▶ [Set task]
Show every line below where "chart" can be found.
○ ○ ○ ○ ○
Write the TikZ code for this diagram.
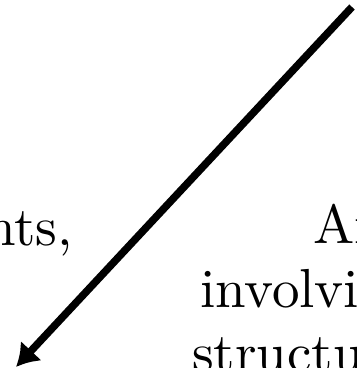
\documentclass[tikz,border=0pt]{standalone}
\usepackage{fontspec}
\usetikzlibrary{arrows.meta}
\newfontfamily\lmten{lmroman10-regular.otf}
\tikzset{
  lbl/.style={inner sep=0pt, anchor=base west, font=\lmten\fontsize{55}{64}\selectfont},
  bigarrow/.style={line width=7.5pt, -{Latex[length=22pt,width=29pt]}}
}
\begin{document}
\begin{tikzpicture}[x=1pt,y=-1pt]
\useasboundingbox (0,0) rectangle (357,368);
\clip (0,0) rectangle (357,368);
\node[lbl] (l1) at (-15,245) {nts,};
\node[lbl] (r1) at (313,243) {An};
\node[lbl] (r2) at (200,307) {involvi};
\node[lbl] (r3) at (192,371) {structu};
\coordinate (s) at (352,7);
\coordinate (t) at (16,367);
\draw[bigarrow] (s) -- (t);
\end{tikzpicture}
\end{document}
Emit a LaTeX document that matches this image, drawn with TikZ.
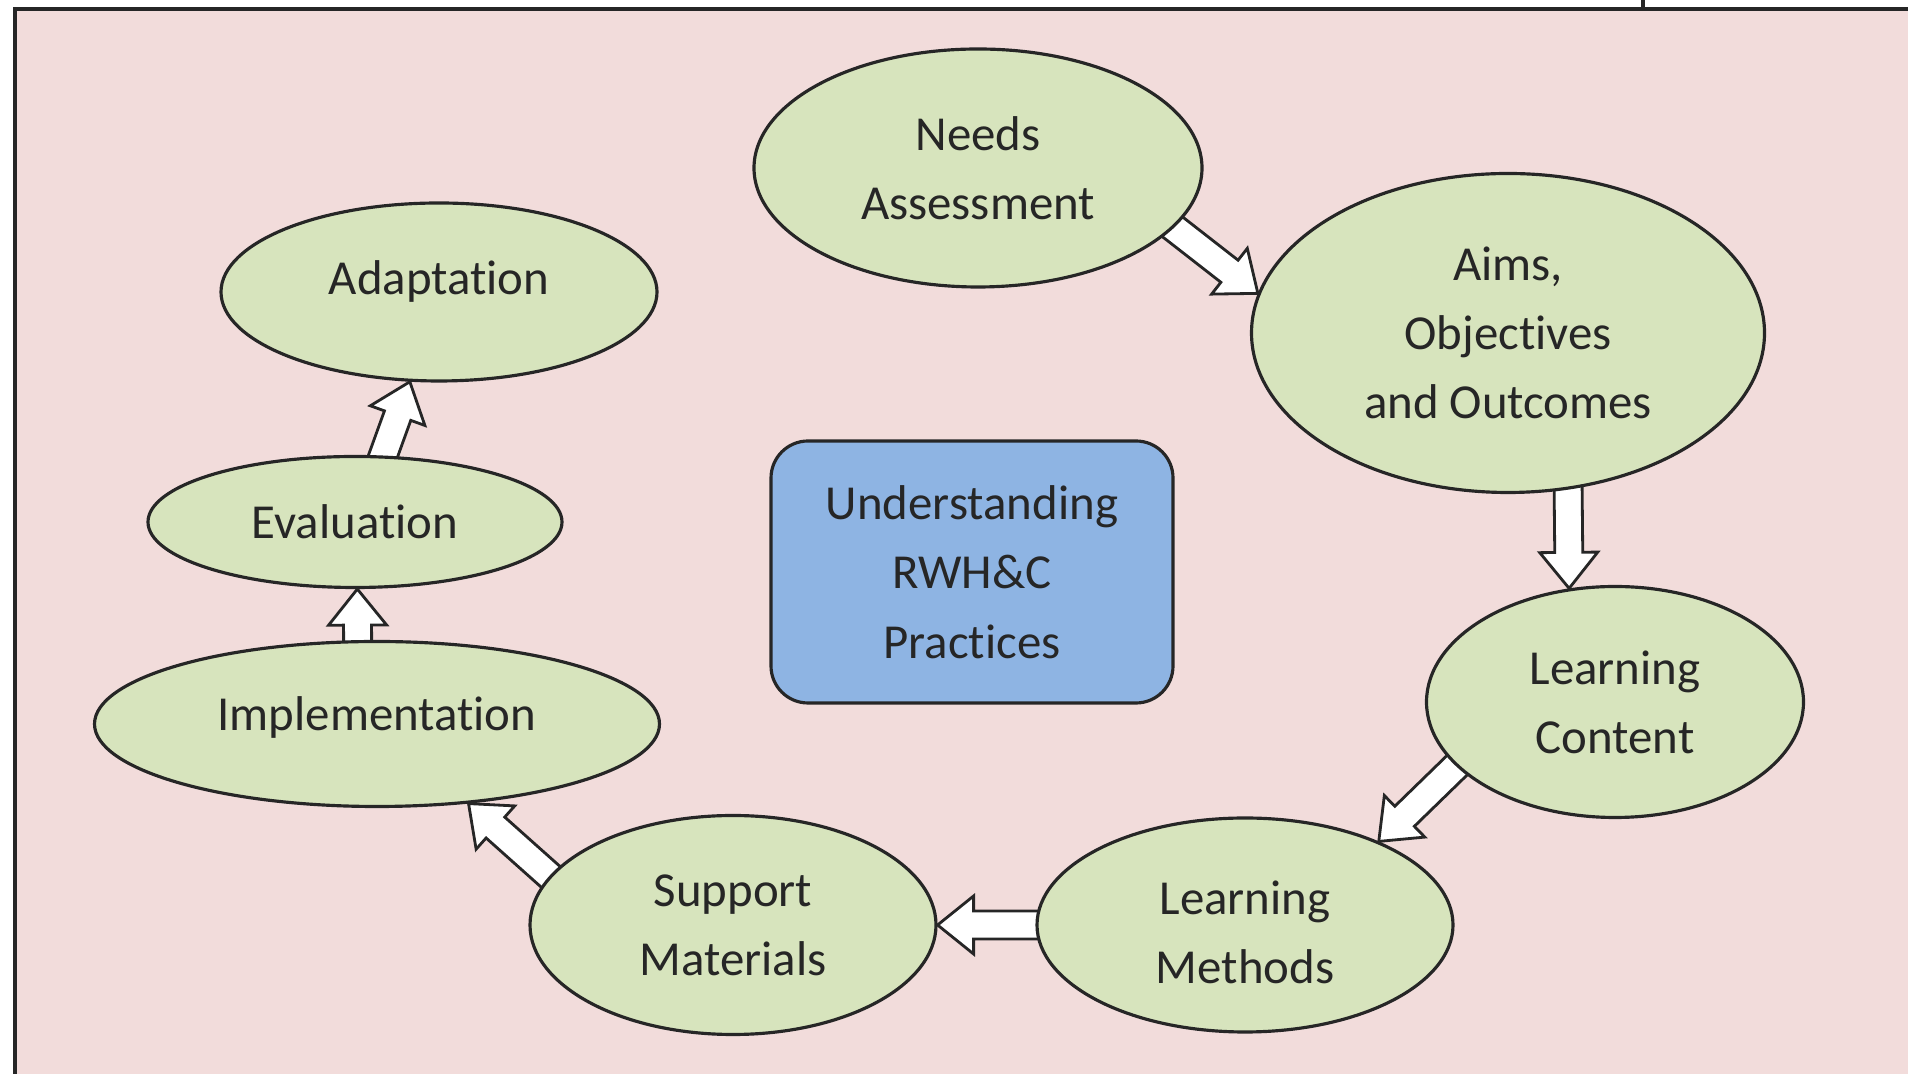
\documentclass[tikz,border=0pt]{standalone}
\usepackage{fontspec}
\setmainfont{Carlito}[Ligatures=NoCommon]
\usetikzlibrary{calc,backgrounds,shapes.geometric}
\definecolor{rosebg}{HTML}{F2DCDB}
\definecolor{stagegreen}{HTML}{D7E4BD}
\definecolor{corebox}{HTML}{8EB4E3}
\definecolor{inkgray}{HTML}{262626}
\newcommand{\blockarrow}[2]{%
    \coordinate (base) at ($(#1)!-4pt!(#2)$);
    \coordinate (neck) at ($(#2)!.36cm!(#1)$);
    \draw[flow] ($(base)!.14cm!90:(#2)$) -- ($(neck)!.14cm!90:(#2)$) -- ($(neck)!.29cm!90:(#2)$) -- (#2)
        -- ($(neck)!.29cm!-90:(#2)$) -- ($(neck)!.14cm!-90:(#2)$) -- ($(base)!.14cm!-90:(#2)$) -- cycle;}
\begin{document}
\begin{tikzpicture}[
    stage/.style={ellipse, draw=inkgray, line width=.9pt, fill=stagegreen, inner sep=0pt, align=center,
        text=inkgray, font=\fontsize{13.9}{19.7}\selectfont},
    flow/.style={draw=inkgray, line width=.8pt, fill=white, line join=miter}]
    \useasboundingbox (0,0) rectangle (19.08,10.74);
    \node[stage, minimum width=4.48cm, minimum height=2.38cm] (needs) at (9.78,9.06) {Needs\\Assessment};
    \node[stage, minimum width=5.13cm, minimum height=3.19cm] (aims) at (15.08,7.41) {Aims,\\Objectives\\and Outcomes};
    \node[stage, minimum width=3.77cm, minimum height=2.31cm] (content) at (16.15,3.72) {Learning\\Content};
    \node[stage, minimum width=4.16cm, minimum height=2.14cm] (methods) at (12.45,1.49)
        {\raisebox{-.07cm}[\height][\depth]{Learning}\\\raisebox{-.07cm}[\height][\depth]{Methods}};
    \node[stage, minimum width=4.06cm, minimum height=2.19cm] (support) at (7.33,1.49) {Support\\Materials};
    \node[stage, minimum width=5.65cm, minimum height=1.65cm] (implement) at (3.77,3.50)
        {\raisebox{.07cm}[\height][\depth]{Implementation}};
    \node[stage, minimum width=4.14cm, minimum height=1.31cm] (evaluate) at (3.55,5.52) {Evaluation};
    \node[stage, minimum width=4.36cm, minimum height=1.78cm] (adapt) at (4.39,7.82)
        {\raisebox{.11cm}[\height][\depth]{Adaptation}};
    \node[draw=inkgray, line width=.9pt, fill=corebox, rounded corners=.37cm, minimum width=4.02cm,
        minimum height=2.62cm, align=center, text=inkgray, font=\fontsize{13.9}{19.7}\selectfont]
        (core) at (9.72,5.02) {Understanding\\RWH\&C\\Practices};
    \begin{scope}[on background layer]
        \fill[rosebg] (.15,0) rectangle (19.08,10.65);
        \draw[line width=1pt, inkgray] (.15,0) -- (.15,10.65) -- (19.08,10.65);
        \draw[line width=1pt, inkgray] (16.43,10.65) -- (16.43,10.74);
        \foreach \a/\b in {needs.-17/aims.171, aims.-69/content.112, content.202/methods.32,
            methods.180/support.0, support.165/implement.-41, implement.103/evaluate.-88, evaluate.67/adapt.-108}
            {\blockarrow{\a}{\b}}
    \end{scope}
\end{tikzpicture}
\end{document}
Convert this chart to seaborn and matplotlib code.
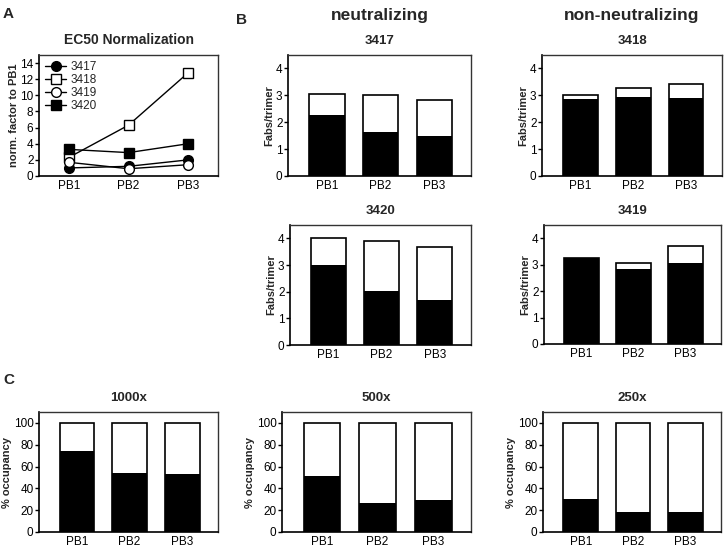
import matplotlib
matplotlib.use("Agg")
import matplotlib.pyplot as plt
import seaborn as sns
import pandas as pd

sns.set_theme(style="ticks")
plt.rcParams['font.family'] = ['Liberation Sans', 'DejaVu Sans']

categories = ["PB1", "PB2", "PB3"]

# Panel A: EC50 normalization
ec50_3417 = [1.0, 1.2, 2.0]
ec50_3418 = [2.3, 6.3, 12.8]
ec50_3419 = [1.7, 0.9, 1.4]
ec50_3420 = [3.3, 2.9, 4.0]

# Panel B: Fabs/trimer (total height, black/bound part)
total_3417 = [3.05, 3.0, 2.82]
black_3417 = [2.28, 1.62, 1.50]
total_3418 = [3.0, 3.27, 3.41]
black_3418 = [2.86, 2.95, 2.91]
total_3420 = [4.01, 3.91, 3.66]
black_3420 = [3.0, 2.02, 1.67]
total_3419 = [3.26, 3.05, 3.72]
black_3419 = [3.24, 2.82, 3.07]

# Panel C: % occupancy
total_occ = [100, 100, 100]
occ_1000x = [74.5, 54, 53]
occ_500x = [51, 27, 29]
occ_250x = [30, 18.7, 18.7]

W, H = 724, 548
fig = plt.figure(figsize=(W / 100, H / 100), dpi=100)


def add_ax(x0, x1, y0, y1):
    return fig.add_axes([x0 / W, 1 - y1 / H, (x1 - x0) / W, (y1 - y0) / H])


def style(ax):
    for s in ["left", "bottom"]:
        ax.spines[s].set_linewidth(1.2)
        ax.spines[s].set_color("black")
    for s in ["top", "right"]:
        ax.spines[s].set_linewidth(1.0)
        ax.spines[s].set_color("#333333")
        ax.spines[s].set_visible(True)
    ax.tick_params(axis="y", direction="out", length=3, width=1, labelsize=8.5, pad=1, colors="black")
    ax.tick_params(axis="x", length=0, labelsize=8.5, pad=3, colors="black")
    ax.set_xlabel("")


def bar_panel(ax, total, black, title, ylabel, ylim, yticks):
    sns.barplot(x=categories, y=total, ax=ax, color="white", edgecolor="black",
                linewidth=1.2, width=0.66, saturation=1)
    sns.barplot(x=categories, y=black, ax=ax, color="black", edgecolor="black",
                linewidth=0, width=0.66, saturation=1)
    ax.set_xlim(-0.72, 2.68)
    ax.set_ylim(*ylim)
    ax.set_yticks(yticks)
    ax.set_title(title, fontsize=9.5, fontweight="bold", pad=8)
    ax.set_ylabel(ylabel, fontsize=8 if "Fabs" in ylabel else 8, fontweight="bold", labelpad=1)
    style(ax)


# Panel A
axA = add_ax(39, 218, 55, 176)
series = [
    ("3417", ec50_3417, "o", "black"),
    ("3418", ec50_3418, "s", "white"),
    ("3419", ec50_3419, "o", "white"),
    ("3420", ec50_3420, "s", "black"),
]
for name, vals, mk, fc in series:
    df = pd.DataFrame({"x": [0, 1, 2], "y": vals})
    sns.lineplot(data=df, x="x", y="y", ax=axA, color="black", linewidth=1,
                 marker=mk, markersize=7, markerfacecolor=fc, markeredgecolor="black",
                 markeredgewidth=1, label=name)
axA.set_xlim(-0.5, 2.5)
axA.set_ylim(0, 15)
axA.set_yticks(range(0, 15, 2))
axA.set_xticks([0, 1, 2])
axA.set_xticklabels(categories)
axA.set_title("EC50 Normalization", fontsize=10, fontweight="bold", pad=8)
axA.set_ylabel("norm. factor to PB1", fontsize=8, fontweight="bold", labelpad=1)
style(axA)
leg = axA.legend(loc="upper left", frameon=False, fontsize=8.5, handlelength=1.8,
                 borderaxespad=0.1, labelspacing=0.1, handletextpad=0.4)

# Panel B
axB1 = add_ax(288, 471, 55, 176)
bar_panel(axB1, total_3417, black_3417, "3417", "Fabs/trimer", (0, 4.5), range(0, 5))
axB2 = add_ax(542, 722, 55, 176)
bar_panel(axB2, total_3418, black_3418, "3418", "Fabs/trimer", (0, 4.5), range(0, 5))
axB3 = add_ax(290, 471, 225, 345)
bar_panel(axB3, total_3420, black_3420, "3420", "Fabs/trimer", (0, 4.5), range(0, 5))
axB4 = add_ax(544, 721, 225, 344)
bar_panel(axB4, total_3419, black_3419, "3419", "Fabs/trimer", (0, 4.5), range(0, 5))

# Panel C
axC1 = add_ax(39, 218, 412, 532)
bar_panel(axC1, total_occ, occ_1000x, "1000x", "% occupancy", (0, 110), range(0, 101, 20))
axC2 = add_ax(282, 471, 412, 532)
bar_panel(axC2, total_occ, occ_500x, "500x", "% occupancy", (0, 110), range(0, 101, 20))
axC3 = add_ax(543, 721, 412, 532)
bar_panel(axC3, total_occ, occ_250x, "250x", "% occupancy", (0, 110), range(0, 101, 20))

# Panel letters and headers
fig.text(3 / W, 1 - 18 / H, "A", fontsize=11, fontweight="bold")
fig.text(236 / W, 1 - 24 / H, "B", fontsize=11, fontweight="bold")
fig.text(3 / W, 1 - 384 / H, "C", fontsize=11, fontweight="bold")
fig.text(380 / W, 1 - 20 / H, "neutralizing", fontsize=12.5, fontweight="bold", ha="center")
fig.text(632 / W, 1 - 20 / H, "non-neutralizing", fontsize=12.5, fontweight="bold", ha="center")

fig.savefig("out.png", dpi=100)
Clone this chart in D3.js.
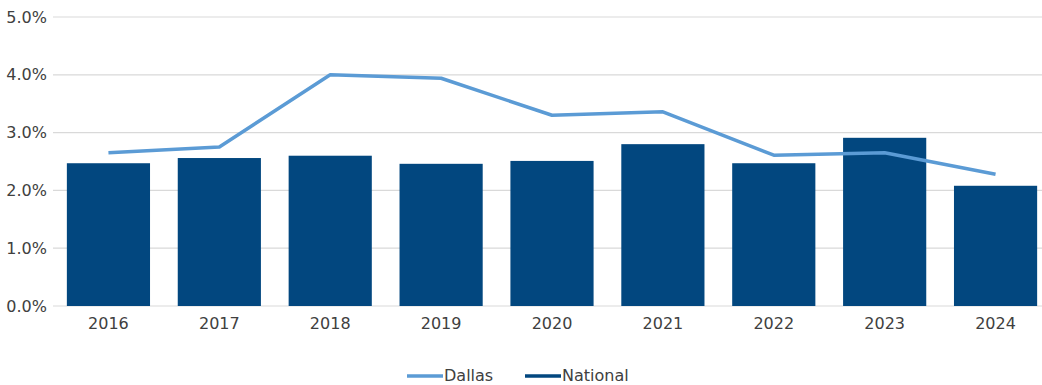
<!DOCTYPE html>
<html>
<head>
<meta charset="utf-8">
<script src="https://cdn.jsdelivr.net/npm/d3@7"></script>
<style>
  body { margin: 0; background: #fff; }
  text { font-family: "DejaVu Sans", sans-serif; fill: #404040; }
</style>
</head>
<body>
<div id="viz"></div>
<script>
var width = 1042, height = 385;

// data
var years = ["2016", "2017", "2018", "2019", "2020", "2021", "2022", "2023", "2024"];
var national = [2.47, 2.56, 2.60, 2.46, 2.51, 2.80, 2.47, 2.91, 2.08];
var dallas = [2.65, 2.75, 4.00, 3.94, 3.30, 3.36, 2.61, 2.65, 2.28];
var yTicks = [0, 1, 2, 3, 4, 5];

var svg = d3.select("#viz")
  .append("svg")
    .attr("width", width)
    .attr("height", height);

var x = d3.scaleBand()
  .domain(years)
  .range([53, 1051])
  .paddingInner(0.25)
  .paddingOuter(0.125);

var y = d3.scaleLinear()
  .domain([0, 5])
  .range([306, 17]);

// gridlines
svg.selectAll("line.grid")
  .data(yTicks)
  .enter()
  .append("line")
    .attr("class", "grid")
    .attr("x1", 53)
    .attr("x2", width)
    .attr("y1", function (d) { return y(d); })
    .attr("y2", function (d) { return y(d); })
    .attr("stroke", "#d9d9d9")
    .attr("stroke-width", 1.2);

// y labels
svg.selectAll("text.ylab")
  .data(yTicks)
  .enter()
  .append("text")
    .attr("class", "ylab")
    .attr("x", 47)
    .attr("y", function (d) { return y(d); })
    .attr("dy", "0.35em")
    .attr("text-anchor", "end")
    .style("font-size", "16px")
    .text(function (d) { return d.toFixed(1) + "%"; });

// bars
svg.selectAll("rect.bar")
  .data(national)
  .enter()
  .append("rect")
    .attr("class", "bar")
    .attr("x", function (d, i) { return x(years[i]); })
    .attr("y", function (d) { return y(d); })
    .attr("width", x.bandwidth())
    .attr("height", function (d) { return y(0) - y(d); })
    .attr("fill", "#02477f");

// x labels
svg.selectAll("text.xlab")
  .data(years)
  .enter()
  .append("text")
    .attr("class", "xlab")
    .attr("x", function (d) { return x(d) + x.bandwidth() / 2; })
    .attr("y", 329)
    .attr("text-anchor", "middle")
    .style("font-size", "16px")
    .text(function (d) { return d; });

// dallas line
var line = d3.line()
  .x(function (d, i) { return x(years[i]) + x.bandwidth() / 2; })
  .y(function (d) { return y(d); });

svg.append("path")
  .datum(dallas)
  .attr("d", line)
  .attr("fill", "none")
  .attr("stroke", "#5b9bd5")
  .attr("stroke-width", 3.5)
  .attr("stroke-linejoin", "round");

// legend
var legend = [
  { name: "Dallas", color: "#5b9bd5", x: 407 },
  { name: "National", color: "#02477f", x: 525 }
];
var lg = svg.selectAll("g.legend")
  .data(legend)
  .enter()
  .append("g")
    .attr("class", "legend")
    .attr("transform", function (d) { return "translate(" + d.x + ",375)"; });
lg.append("line")
  .attr("x1", 0)
  .attr("x2", 36)
  .attr("y1", 1)
  .attr("y2", 1)
  .attr("stroke", function (d) { return d.color; })
  .attr("stroke-width", 3.5);
lg.append("text")
  .attr("x", 37)
  .attr("dy", "0.35em")
  .style("font-size", "16px")
  .text(function (d) { return d.name; });
</script>
</body>
</html>
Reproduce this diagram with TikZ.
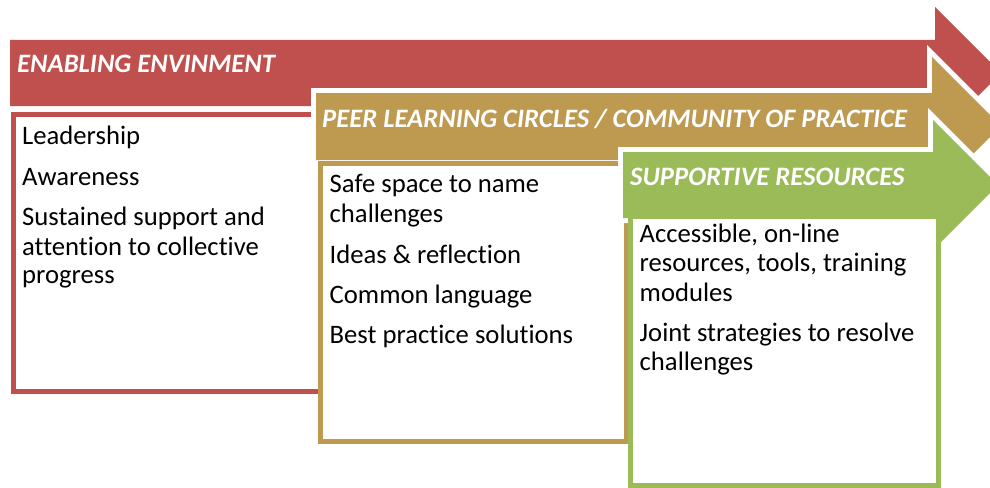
\documentclass[tikz,border=0pt]{standalone}
\usepackage{fontspec}
\setmainfont{Carlito}[Ligatures=NoCommon]
\definecolor{cred}{HTML}{C0504D}
\definecolor{ctan}{HTML}{BE9A50}
\definecolor{cgreen}{HTML}{9BBB59}
\begin{document}
\begin{tikzpicture}[x=1pt,y=-1pt,
  head/.style={font=\fontsize{26.6}{30}\selectfont\bfseries\itshape, text=white, anchor=base west, inner sep=0pt},
  body/.style={font=\fontsize{26.67}{30}\selectfont, text=black, anchor=base west, inner sep=0pt},
  arrowshape/.style={fill=#1, preaction={draw=white, line width=10pt, line join=miter}},
  boxshape/.style={draw=#1, line width=5pt, fill=white}
]
\useasboundingbox (0,0) rectangle (990,487);
\clip (0,0) rectangle (990,487);
\fill[white] (0,0) rectangle (990,487);
% red arrow
\fill[cred] (10,40) -- (935,40) -- (935,7) -- (1001,73) -- (935,139) -- (935,106) -- (10,106) -- cycle;
\node[head] (h1) at (17,73) {ENABLING ENVINMENT};
% red box
\draw[boxshape=cred] (13.5,114.5) rectangle (330,391.5);
% tan arrow
\path[arrowshape=ctan] (316,93) -- (932,93) -- (932,57) -- (1001,126) -- (932,195) -- (932,160) -- (316,160) -- cycle;
\node[head] (h2) at (322,127) {PEER LEARNING CIRCLES / COMMUNITY OF PRACTICE};
% tan box
\draw[boxshape=ctan] (320.5,163) rectangle (626,441.5);
% green arrow
\path[arrowshape=cgreen] (623,152) -- (933,152) -- (933,120) -- (998,185) -- (933,250) -- (933,218) -- (623,218) -- cycle;
\node[head] (h3) at (630,185) {SUPPORTIVE RESOURCES};
% green box
\draw[boxshape=cgreen] (630.5,216) rectangle (938,485);
% red texts
\node[body] (r1) at (22,144) {Leadership};
\node[body] (r2) at (22,185) {Awareness};
\node[body] (r3) at (22,225) {Sustained support and};
\node[body] (r4) at (22,255) {attention to collective};
\node[body] (r5) at (22,283) {progress};
% tan texts
\node[body] (t1) at (329.5,192) {Safe space to name};
\node[body] (t2) at (329.5,222) {challenges};
\node[body] (t3) at (329.5,263) {Ideas \& reflection};
\node[body] (t4) at (329.5,303) {Common language};
\node[body] (t5) at (329.5,343) {Best practice solutions};
% green texts
\node[body] (g1) at (639.5,242) {Accessible, on-line};
\node[body] (g2) at (639.5,271) {resources, tools, training};
\node[body] (g3) at (639.5,301) {modules};
\node[body] (g4) at (639.5,341) {Joint strategies to resolve};
\node[body] (g5) at (639.5,370) {challenges};
\end{tikzpicture}
\end{document}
○ ○ ○ ○ ○
▶ [Reply to the exercise]
Convert this chart to seaborn and matplotlib code.
Clone this chart in D3.js.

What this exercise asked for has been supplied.